_WHAT IS BEING ASKED_
Quote each line of the material verbatim, without the pictures.

[start of PROVIDED MATERIAL]

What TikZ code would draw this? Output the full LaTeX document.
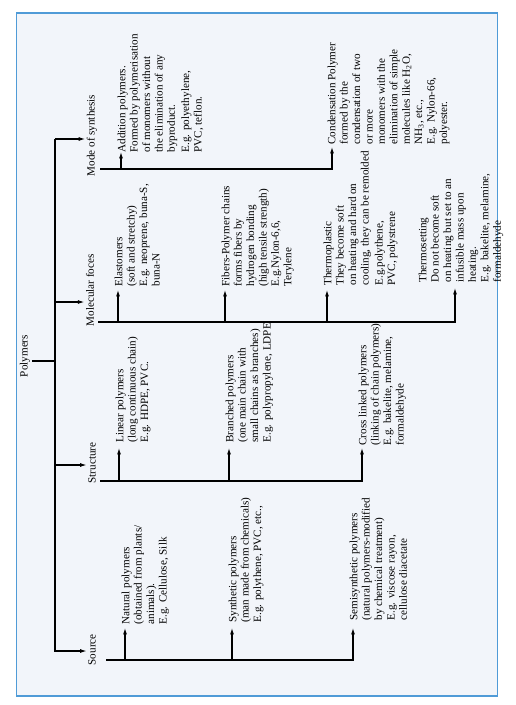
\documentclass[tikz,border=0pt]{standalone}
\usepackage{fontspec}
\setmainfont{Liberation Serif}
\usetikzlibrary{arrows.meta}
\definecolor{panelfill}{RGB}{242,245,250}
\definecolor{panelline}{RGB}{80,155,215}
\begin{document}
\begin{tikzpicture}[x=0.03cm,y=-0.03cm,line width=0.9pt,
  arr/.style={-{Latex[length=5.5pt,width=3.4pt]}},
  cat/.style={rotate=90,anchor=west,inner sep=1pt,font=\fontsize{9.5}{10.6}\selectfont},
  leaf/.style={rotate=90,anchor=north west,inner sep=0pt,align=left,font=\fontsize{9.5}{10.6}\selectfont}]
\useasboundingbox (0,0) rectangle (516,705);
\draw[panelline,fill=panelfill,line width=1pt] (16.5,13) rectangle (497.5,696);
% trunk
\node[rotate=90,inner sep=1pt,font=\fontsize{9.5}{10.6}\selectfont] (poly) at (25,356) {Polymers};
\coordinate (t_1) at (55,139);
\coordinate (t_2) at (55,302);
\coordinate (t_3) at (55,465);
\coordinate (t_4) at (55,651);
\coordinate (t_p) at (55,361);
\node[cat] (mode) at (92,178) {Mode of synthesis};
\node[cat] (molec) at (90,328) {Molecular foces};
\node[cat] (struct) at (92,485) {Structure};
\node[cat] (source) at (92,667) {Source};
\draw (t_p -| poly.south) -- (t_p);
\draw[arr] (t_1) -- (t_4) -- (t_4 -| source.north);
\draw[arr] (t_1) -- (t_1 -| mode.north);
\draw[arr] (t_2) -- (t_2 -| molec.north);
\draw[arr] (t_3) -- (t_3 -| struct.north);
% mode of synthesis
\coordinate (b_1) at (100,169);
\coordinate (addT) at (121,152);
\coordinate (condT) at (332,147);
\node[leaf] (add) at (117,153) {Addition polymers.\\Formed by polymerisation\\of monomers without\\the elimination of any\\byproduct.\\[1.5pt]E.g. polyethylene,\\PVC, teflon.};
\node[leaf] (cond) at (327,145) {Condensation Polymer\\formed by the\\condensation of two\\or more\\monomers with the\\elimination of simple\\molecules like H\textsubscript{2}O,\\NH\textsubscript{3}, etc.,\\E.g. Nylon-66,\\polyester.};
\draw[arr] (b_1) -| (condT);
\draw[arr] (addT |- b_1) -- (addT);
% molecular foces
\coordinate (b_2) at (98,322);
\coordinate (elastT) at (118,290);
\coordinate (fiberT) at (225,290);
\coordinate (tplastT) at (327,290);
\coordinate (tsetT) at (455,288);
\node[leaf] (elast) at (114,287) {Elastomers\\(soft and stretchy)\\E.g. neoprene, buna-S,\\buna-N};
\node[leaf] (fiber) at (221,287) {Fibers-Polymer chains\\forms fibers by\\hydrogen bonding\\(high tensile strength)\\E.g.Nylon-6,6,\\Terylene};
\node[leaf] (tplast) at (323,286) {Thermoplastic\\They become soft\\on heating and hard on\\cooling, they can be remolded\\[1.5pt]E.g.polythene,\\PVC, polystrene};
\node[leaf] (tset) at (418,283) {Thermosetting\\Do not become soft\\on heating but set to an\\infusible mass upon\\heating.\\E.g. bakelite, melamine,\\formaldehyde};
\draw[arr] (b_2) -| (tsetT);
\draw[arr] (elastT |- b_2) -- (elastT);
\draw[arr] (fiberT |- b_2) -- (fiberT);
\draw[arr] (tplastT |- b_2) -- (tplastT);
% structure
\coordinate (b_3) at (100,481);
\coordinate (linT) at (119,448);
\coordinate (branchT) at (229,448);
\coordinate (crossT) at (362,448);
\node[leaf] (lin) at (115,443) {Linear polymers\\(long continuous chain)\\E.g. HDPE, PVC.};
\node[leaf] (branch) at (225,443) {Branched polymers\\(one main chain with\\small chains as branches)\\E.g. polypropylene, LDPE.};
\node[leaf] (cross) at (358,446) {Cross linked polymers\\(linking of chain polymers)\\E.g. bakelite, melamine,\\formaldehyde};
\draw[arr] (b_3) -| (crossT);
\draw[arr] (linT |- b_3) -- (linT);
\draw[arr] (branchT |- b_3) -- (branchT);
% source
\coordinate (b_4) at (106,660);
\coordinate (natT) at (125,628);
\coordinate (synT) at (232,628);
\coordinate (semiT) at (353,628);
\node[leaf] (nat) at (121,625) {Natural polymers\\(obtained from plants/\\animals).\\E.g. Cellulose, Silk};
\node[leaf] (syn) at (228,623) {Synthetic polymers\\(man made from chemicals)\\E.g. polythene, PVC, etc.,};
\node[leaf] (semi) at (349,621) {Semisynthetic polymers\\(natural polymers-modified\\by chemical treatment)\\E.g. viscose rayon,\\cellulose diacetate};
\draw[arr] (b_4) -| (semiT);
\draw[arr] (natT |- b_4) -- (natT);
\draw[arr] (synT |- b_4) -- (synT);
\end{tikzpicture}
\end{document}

[end of PROVIDED MATERIAL]

_FINAL RESULT_
What TikZ code would draw this? Output the full LaTeX document.
\documentclass[tikz,border=0pt]{standalone}
\usepackage{fontspec}
\setmainfont{Liberation Serif}
\usetikzlibrary{arrows.meta}
\definecolor{panelfill}{RGB}{242,245,250}
\definecolor{panelline}{RGB}{80,155,215}
\begin{document}
\begin{tikzpicture}[x=0.03cm,y=-0.03cm,line width=0.9pt,
  arr/.style={-{Latex[length=5.5pt,width=3.4pt]}},
  cat/.style={rotate=90,anchor=west,inner sep=1pt,font=\fontsize{9.5}{10.6}\selectfont},
  leaf/.style={rotate=90,anchor=north west,inner sep=0pt,align=left,font=\fontsize{9.5}{10.6}\selectfont}]
\useasboundingbox (0,0) rectangle (516,705);
\draw[panelline,fill=panelfill,line width=1pt] (16.5,13) rectangle (497.5,696);
% trunk
\node[rotate=90,inner sep=1pt,font=\fontsize{9.5}{10.6}\selectfont] (poly) at (25,356) {Polymers};
\coordinate (t_1) at (55,139);
\coordinate (t_2) at (55,302);
\coordinate (t_3) at (55,465);
\coordinate (t_4) at (55,651);
\coordinate (t_p) at (55,361);
\node[cat] (mode) at (92,178) {Mode of synthesis};
\node[cat] (molec) at (90,328) {Molecular foces};
\node[cat] (struct) at (92,485) {Structure};
\node[cat] (source) at (92,667) {Source};
\draw (t_p -| poly.south) -- (t_p);
\draw[arr] (t_1) -- (t_4) -- (t_4 -| source.north);
\draw[arr] (t_1) -- (t_1 -| mode.north);
\draw[arr] (t_2) -- (t_2 -| molec.north);
\draw[arr] (t_3) -- (t_3 -| struct.north);
% mode of synthesis
\coordinate (b_1) at (100,169);
\coordinate (addT) at (121,152);
\coordinate (condT) at (332,147);
\node[leaf] (add) at (117,153) {Addition polymers.\\Formed by polymerisation\\of monomers without\\the elimination of any\\byproduct.\\[1.5pt]E.g. polyethylene,\\PVC, teflon.};
\node[leaf] (cond) at (327,145) {Condensation Polymer\\formed by the\\condensation of two\\or more\\monomers with the\\elimination of simple\\molecules like H\textsubscript{2}O,\\NH\textsubscript{3}, etc.,\\E.g. Nylon-66,\\polyester.};
\draw[arr] (b_1) -| (condT);
\draw[arr] (addT |- b_1) -- (addT);
% molecular foces
\coordinate (b_2) at (98,322);
\coordinate (elastT) at (118,290);
\coordinate (fiberT) at (225,290);
\coordinate (tplastT) at (327,290);
\coordinate (tsetT) at (455,288);
\node[leaf] (elast) at (114,287) {Elastomers\\(soft and stretchy)\\E.g. neoprene, buna-S,\\buna-N};
\node[leaf] (fiber) at (221,287) {Fibers-Polymer chains\\forms fibers by\\hydrogen bonding\\(high tensile strength)\\E.g.Nylon-6,6,\\Terylene};
\node[leaf] (tplast) at (323,286) {Thermoplastic\\They become soft\\on heating and hard on\\cooling, they can be remolded\\[1.5pt]E.g.polythene,\\PVC, polystrene};
\node[leaf] (tset) at (418,283) {Thermosetting\\Do not become soft\\on heating but set to an\\infusible mass upon\\heating.\\E.g. bakelite, melamine,\\formaldehyde};
\draw[arr] (b_2) -| (tsetT);
\draw[arr] (elastT |- b_2) -- (elastT);
\draw[arr] (fiberT |- b_2) -- (fiberT);
\draw[arr] (tplastT |- b_2) -- (tplastT);
% structure
\coordinate (b_3) at (100,481);
\coordinate (linT) at (119,448);
\coordinate (branchT) at (229,448);
\coordinate (crossT) at (362,448);
\node[leaf] (lin) at (115,443) {Linear polymers\\(long continuous chain)\\E.g. HDPE, PVC.};
\node[leaf] (branch) at (225,443) {Branched polymers\\(one main chain with\\small chains as branches)\\E.g. polypropylene, LDPE.};
\node[leaf] (cross) at (358,446) {Cross linked polymers\\(linking of chain polymers)\\E.g. bakelite, melamine,\\formaldehyde};
\draw[arr] (b_3) -| (crossT);
\draw[arr] (linT |- b_3) -- (linT);
\draw[arr] (branchT |- b_3) -- (branchT);
% source
\coordinate (b_4) at (106,660);
\coordinate (natT) at (125,628);
\coordinate (synT) at (232,628);
\coordinate (semiT) at (353,628);
\node[leaf] (nat) at (121,625) {Natural polymers\\(obtained from plants/\\animals).\\E.g. Cellulose, Silk};
\node[leaf] (syn) at (228,623) {Synthetic polymers\\(man made from chemicals)\\E.g. polythene, PVC, etc.,};
\node[leaf] (semi) at (349,621) {Semisynthetic polymers\\(natural polymers-modified\\by chemical treatment)\\E.g. viscose rayon,\\cellulose diacetate};
\draw[arr] (b_4) -| (semiT);
\draw[arr] (natT |- b_4) -- (natT);
\draw[arr] (synT |- b_4) -- (synT);
\end{tikzpicture}
\end{document}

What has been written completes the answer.